▶ DATA

** start **

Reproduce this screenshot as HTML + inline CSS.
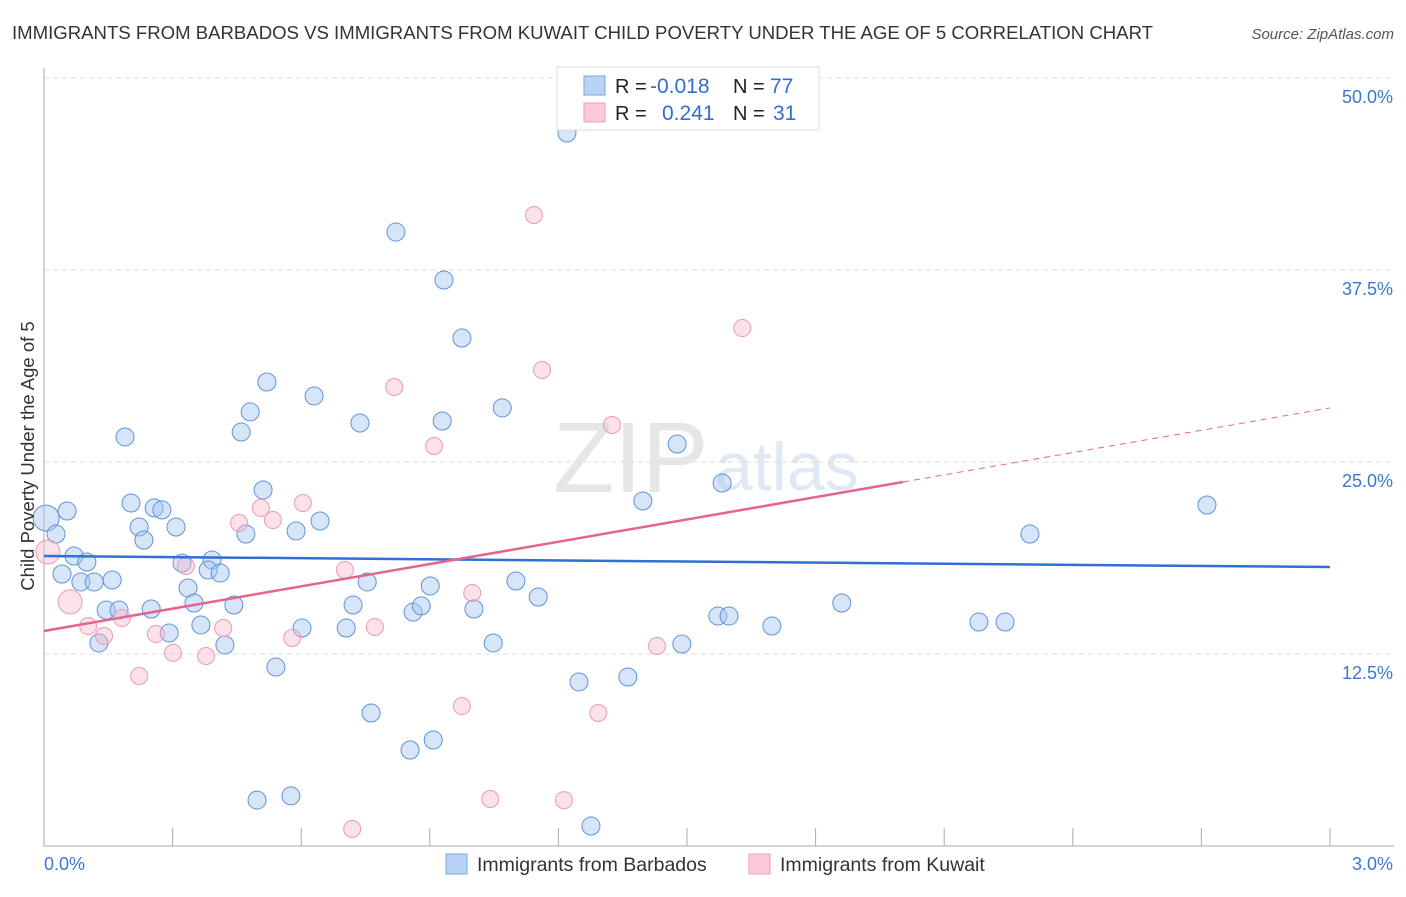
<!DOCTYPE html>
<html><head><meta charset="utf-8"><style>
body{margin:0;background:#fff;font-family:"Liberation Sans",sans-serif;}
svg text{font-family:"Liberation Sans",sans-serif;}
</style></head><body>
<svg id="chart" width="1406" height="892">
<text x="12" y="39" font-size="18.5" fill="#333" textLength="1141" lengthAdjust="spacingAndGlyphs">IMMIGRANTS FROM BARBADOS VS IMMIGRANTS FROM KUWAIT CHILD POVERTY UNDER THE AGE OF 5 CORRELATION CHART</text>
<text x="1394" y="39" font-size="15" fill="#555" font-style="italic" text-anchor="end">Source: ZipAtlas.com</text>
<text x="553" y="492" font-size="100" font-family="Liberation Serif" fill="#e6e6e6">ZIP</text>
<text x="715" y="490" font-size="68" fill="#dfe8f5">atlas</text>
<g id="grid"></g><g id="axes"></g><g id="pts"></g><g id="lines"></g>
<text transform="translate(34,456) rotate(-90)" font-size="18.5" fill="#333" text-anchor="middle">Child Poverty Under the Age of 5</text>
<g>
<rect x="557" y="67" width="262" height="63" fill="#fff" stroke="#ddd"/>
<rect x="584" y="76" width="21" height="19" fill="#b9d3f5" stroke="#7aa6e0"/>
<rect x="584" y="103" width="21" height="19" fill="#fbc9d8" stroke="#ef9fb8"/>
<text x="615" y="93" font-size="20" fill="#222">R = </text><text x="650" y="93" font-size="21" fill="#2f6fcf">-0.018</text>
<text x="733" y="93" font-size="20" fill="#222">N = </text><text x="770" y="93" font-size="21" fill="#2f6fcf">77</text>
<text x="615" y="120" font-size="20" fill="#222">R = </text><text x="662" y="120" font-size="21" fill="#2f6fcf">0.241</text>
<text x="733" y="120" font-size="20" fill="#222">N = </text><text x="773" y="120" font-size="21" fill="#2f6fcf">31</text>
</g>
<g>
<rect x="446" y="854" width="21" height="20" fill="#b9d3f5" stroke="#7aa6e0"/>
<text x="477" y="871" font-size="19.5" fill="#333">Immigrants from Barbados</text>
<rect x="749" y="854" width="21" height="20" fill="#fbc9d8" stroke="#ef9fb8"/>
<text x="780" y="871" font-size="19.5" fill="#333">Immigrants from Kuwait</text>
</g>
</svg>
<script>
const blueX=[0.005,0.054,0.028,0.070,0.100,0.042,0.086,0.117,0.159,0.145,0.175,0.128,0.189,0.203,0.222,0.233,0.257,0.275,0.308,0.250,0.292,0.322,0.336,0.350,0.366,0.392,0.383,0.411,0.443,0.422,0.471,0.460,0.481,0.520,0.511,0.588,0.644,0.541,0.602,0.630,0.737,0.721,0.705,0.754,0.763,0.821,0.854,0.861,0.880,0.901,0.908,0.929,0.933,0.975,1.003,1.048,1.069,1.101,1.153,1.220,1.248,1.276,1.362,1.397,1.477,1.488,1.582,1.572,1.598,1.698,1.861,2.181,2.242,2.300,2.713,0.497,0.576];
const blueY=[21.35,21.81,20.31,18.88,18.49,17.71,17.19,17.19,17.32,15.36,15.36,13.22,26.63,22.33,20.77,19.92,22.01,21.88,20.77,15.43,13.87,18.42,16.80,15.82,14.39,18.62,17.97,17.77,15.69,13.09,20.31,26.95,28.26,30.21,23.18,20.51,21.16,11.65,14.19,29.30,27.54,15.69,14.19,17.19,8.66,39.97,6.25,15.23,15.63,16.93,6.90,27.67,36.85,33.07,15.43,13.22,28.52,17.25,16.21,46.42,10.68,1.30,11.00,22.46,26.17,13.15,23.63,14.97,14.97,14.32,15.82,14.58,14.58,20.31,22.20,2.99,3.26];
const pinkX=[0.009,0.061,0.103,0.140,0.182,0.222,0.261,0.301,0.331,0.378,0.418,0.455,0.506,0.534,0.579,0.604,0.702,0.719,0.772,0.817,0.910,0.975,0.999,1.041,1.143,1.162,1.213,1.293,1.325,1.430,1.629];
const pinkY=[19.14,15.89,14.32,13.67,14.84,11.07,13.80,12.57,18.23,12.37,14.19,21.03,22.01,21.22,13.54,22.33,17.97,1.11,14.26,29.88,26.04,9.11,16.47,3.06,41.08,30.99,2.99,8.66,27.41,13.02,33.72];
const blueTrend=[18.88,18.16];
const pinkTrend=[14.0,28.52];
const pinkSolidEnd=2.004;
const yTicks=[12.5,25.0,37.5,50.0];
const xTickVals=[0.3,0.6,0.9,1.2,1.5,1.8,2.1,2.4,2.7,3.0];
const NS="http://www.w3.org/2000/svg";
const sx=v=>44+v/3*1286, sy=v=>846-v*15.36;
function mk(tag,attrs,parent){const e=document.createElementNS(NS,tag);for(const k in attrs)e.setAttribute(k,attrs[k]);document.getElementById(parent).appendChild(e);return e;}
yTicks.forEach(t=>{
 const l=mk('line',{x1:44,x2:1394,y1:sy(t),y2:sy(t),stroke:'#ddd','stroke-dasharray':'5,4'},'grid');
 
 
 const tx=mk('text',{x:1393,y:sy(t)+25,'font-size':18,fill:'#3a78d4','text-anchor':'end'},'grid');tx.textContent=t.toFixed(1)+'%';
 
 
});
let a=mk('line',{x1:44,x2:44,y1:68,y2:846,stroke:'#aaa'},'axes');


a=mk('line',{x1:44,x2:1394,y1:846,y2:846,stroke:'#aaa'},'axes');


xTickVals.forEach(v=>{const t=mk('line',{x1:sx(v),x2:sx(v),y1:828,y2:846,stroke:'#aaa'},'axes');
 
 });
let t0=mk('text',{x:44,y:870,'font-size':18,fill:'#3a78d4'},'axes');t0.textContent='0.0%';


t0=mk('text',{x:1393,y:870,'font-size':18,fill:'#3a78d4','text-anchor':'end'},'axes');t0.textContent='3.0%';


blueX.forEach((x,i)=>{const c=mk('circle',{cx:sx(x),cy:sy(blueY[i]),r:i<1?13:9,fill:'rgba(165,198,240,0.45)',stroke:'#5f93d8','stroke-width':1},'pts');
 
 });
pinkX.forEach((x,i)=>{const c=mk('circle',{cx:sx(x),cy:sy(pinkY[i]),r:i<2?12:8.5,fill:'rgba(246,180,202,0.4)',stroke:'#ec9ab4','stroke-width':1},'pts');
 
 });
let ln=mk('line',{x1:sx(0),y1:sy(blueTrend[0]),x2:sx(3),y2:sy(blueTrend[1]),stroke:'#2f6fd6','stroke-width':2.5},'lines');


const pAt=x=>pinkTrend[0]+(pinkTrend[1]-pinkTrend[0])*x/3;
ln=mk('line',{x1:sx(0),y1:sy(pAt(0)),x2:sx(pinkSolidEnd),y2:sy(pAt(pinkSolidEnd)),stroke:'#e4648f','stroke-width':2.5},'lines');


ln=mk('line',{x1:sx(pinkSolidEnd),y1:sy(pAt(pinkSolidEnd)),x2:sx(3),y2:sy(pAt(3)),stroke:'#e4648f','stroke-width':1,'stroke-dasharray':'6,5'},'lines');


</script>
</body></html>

** end **

▶ DO THIS
Make an exact copy of the whole listing, but don't bring over any pictures.

▶ COMPLETE RESPONSE
Reproduce this screenshot as HTML + inline CSS.
<!DOCTYPE html>
<html><head><meta charset="utf-8"><style>
body{margin:0;background:#fff;font-family:"Liberation Sans",sans-serif;}
svg text{font-family:"Liberation Sans",sans-serif;}
</style></head><body>
<svg id="chart" width="1406" height="892">
<text x="12" y="39" font-size="18.5" fill="#333" textLength="1141" lengthAdjust="spacingAndGlyphs">IMMIGRANTS FROM BARBADOS VS IMMIGRANTS FROM KUWAIT CHILD POVERTY UNDER THE AGE OF 5 CORRELATION CHART</text>
<text x="1394" y="39" font-size="15" fill="#555" font-style="italic" text-anchor="end">Source: ZipAtlas.com</text>
<text x="553" y="492" font-size="100" font-family="Liberation Serif" fill="#e6e6e6">ZIP</text>
<text x="715" y="490" font-size="68" fill="#dfe8f5">atlas</text>
<g id="grid"></g><g id="axes"></g><g id="pts"></g><g id="lines"></g>
<text transform="translate(34,456) rotate(-90)" font-size="18.5" fill="#333" text-anchor="middle">Child Poverty Under the Age of 5</text>
<g>
<rect x="557" y="67" width="262" height="63" fill="#fff" stroke="#ddd"/>
<rect x="584" y="76" width="21" height="19" fill="#b9d3f5" stroke="#7aa6e0"/>
<rect x="584" y="103" width="21" height="19" fill="#fbc9d8" stroke="#ef9fb8"/>
<text x="615" y="93" font-size="20" fill="#222">R = </text><text x="650" y="93" font-size="21" fill="#2f6fcf">-0.018</text>
<text x="733" y="93" font-size="20" fill="#222">N = </text><text x="770" y="93" font-size="21" fill="#2f6fcf">77</text>
<text x="615" y="120" font-size="20" fill="#222">R = </text><text x="662" y="120" font-size="21" fill="#2f6fcf">0.241</text>
<text x="733" y="120" font-size="20" fill="#222">N = </text><text x="773" y="120" font-size="21" fill="#2f6fcf">31</text>
</g>
<g>
<rect x="446" y="854" width="21" height="20" fill="#b9d3f5" stroke="#7aa6e0"/>
<text x="477" y="871" font-size="19.5" fill="#333">Immigrants from Barbados</text>
<rect x="749" y="854" width="21" height="20" fill="#fbc9d8" stroke="#ef9fb8"/>
<text x="780" y="871" font-size="19.5" fill="#333">Immigrants from Kuwait</text>
</g>
</svg>
<script>
const blueX=[0.005,0.054,0.028,0.070,0.100,0.042,0.086,0.117,0.159,0.145,0.175,0.128,0.189,0.203,0.222,0.233,0.257,0.275,0.308,0.250,0.292,0.322,0.336,0.350,0.366,0.392,0.383,0.411,0.443,0.422,0.471,0.460,0.481,0.520,0.511,0.588,0.644,0.541,0.602,0.630,0.737,0.721,0.705,0.754,0.763,0.821,0.854,0.861,0.880,0.901,0.908,0.929,0.933,0.975,1.003,1.048,1.069,1.101,1.153,1.220,1.248,1.276,1.362,1.397,1.477,1.488,1.582,1.572,1.598,1.698,1.861,2.181,2.242,2.300,2.713,0.497,0.576];
const blueY=[21.35,21.81,20.31,18.88,18.49,17.71,17.19,17.19,17.32,15.36,15.36,13.22,26.63,22.33,20.77,19.92,22.01,21.88,20.77,15.43,13.87,18.42,16.80,15.82,14.39,18.62,17.97,17.77,15.69,13.09,20.31,26.95,28.26,30.21,23.18,20.51,21.16,11.65,14.19,29.30,27.54,15.69,14.19,17.19,8.66,39.97,6.25,15.23,15.63,16.93,6.90,27.67,36.85,33.07,15.43,13.22,28.52,17.25,16.21,46.42,10.68,1.30,11.00,22.46,26.17,13.15,23.63,14.97,14.97,14.32,15.82,14.58,14.58,20.31,22.20,2.99,3.26];
const pinkX=[0.009,0.061,0.103,0.140,0.182,0.222,0.261,0.301,0.331,0.378,0.418,0.455,0.506,0.534,0.579,0.604,0.702,0.719,0.772,0.817,0.910,0.975,0.999,1.041,1.143,1.162,1.213,1.293,1.325,1.430,1.629];
const pinkY=[19.14,15.89,14.32,13.67,14.84,11.07,13.80,12.57,18.23,12.37,14.19,21.03,22.01,21.22,13.54,22.33,17.97,1.11,14.26,29.88,26.04,9.11,16.47,3.06,41.08,30.99,2.99,8.66,27.41,13.02,33.72];
const blueTrend=[18.88,18.16];
const pinkTrend=[14.0,28.52];
const pinkSolidEnd=2.004;
const yTicks=[12.5,25.0,37.5,50.0];
const xTickVals=[0.3,0.6,0.9,1.2,1.5,1.8,2.1,2.4,2.7,3.0];
const NS="http://www.w3.org/2000/svg";
const sx=v=>44+v/3*1286, sy=v=>846-v*15.36;
function mk(tag,attrs,parent){const e=document.createElementNS(NS,tag);for(const k in attrs)e.setAttribute(k,attrs[k]);document.getElementById(parent).appendChild(e);return e;}
yTicks.forEach(t=>{
 const l=mk('line',{x1:44,x2:1394,y1:sy(t),y2:sy(t),stroke:'#ddd','stroke-dasharray':'5,4'},'grid');
 
 
 const tx=mk('text',{x:1393,y:sy(t)+25,'font-size':18,fill:'#3a78d4','text-anchor':'end'},'grid');tx.textContent=t.toFixed(1)+'%';
 
 
});
let a=mk('line',{x1:44,x2:44,y1:68,y2:846,stroke:'#aaa'},'axes');


a=mk('line',{x1:44,x2:1394,y1:846,y2:846,stroke:'#aaa'},'axes');


xTickVals.forEach(v=>{const t=mk('line',{x1:sx(v),x2:sx(v),y1:828,y2:846,stroke:'#aaa'},'axes');
 
 });
let t0=mk('text',{x:44,y:870,'font-size':18,fill:'#3a78d4'},'axes');t0.textContent='0.0%';


t0=mk('text',{x:1393,y:870,'font-size':18,fill:'#3a78d4','text-anchor':'end'},'axes');t0.textContent='3.0%';


blueX.forEach((x,i)=>{const c=mk('circle',{cx:sx(x),cy:sy(blueY[i]),r:i<1?13:9,fill:'rgba(165,198,240,0.45)',stroke:'#5f93d8','stroke-width':1},'pts');
 
 });
pinkX.forEach((x,i)=>{const c=mk('circle',{cx:sx(x),cy:sy(pinkY[i]),r:i<2?12:8.5,fill:'rgba(246,180,202,0.4)',stroke:'#ec9ab4','stroke-width':1},'pts');
 
 });
let ln=mk('line',{x1:sx(0),y1:sy(blueTrend[0]),x2:sx(3),y2:sy(blueTrend[1]),stroke:'#2f6fd6','stroke-width':2.5},'lines');


const pAt=x=>pinkTrend[0]+(pinkTrend[1]-pinkTrend[0])*x/3;
ln=mk('line',{x1:sx(0),y1:sy(pAt(0)),x2:sx(pinkSolidEnd),y2:sy(pAt(pinkSolidEnd)),stroke:'#e4648f','stroke-width':2.5},'lines');


ln=mk('line',{x1:sx(pinkSolidEnd),y1:sy(pAt(pinkSolidEnd)),x2:sx(3),y2:sy(pAt(3)),stroke:'#e4648f','stroke-width':1,'stroke-dasharray':'6,5'},'lines');


</script>
</body></html>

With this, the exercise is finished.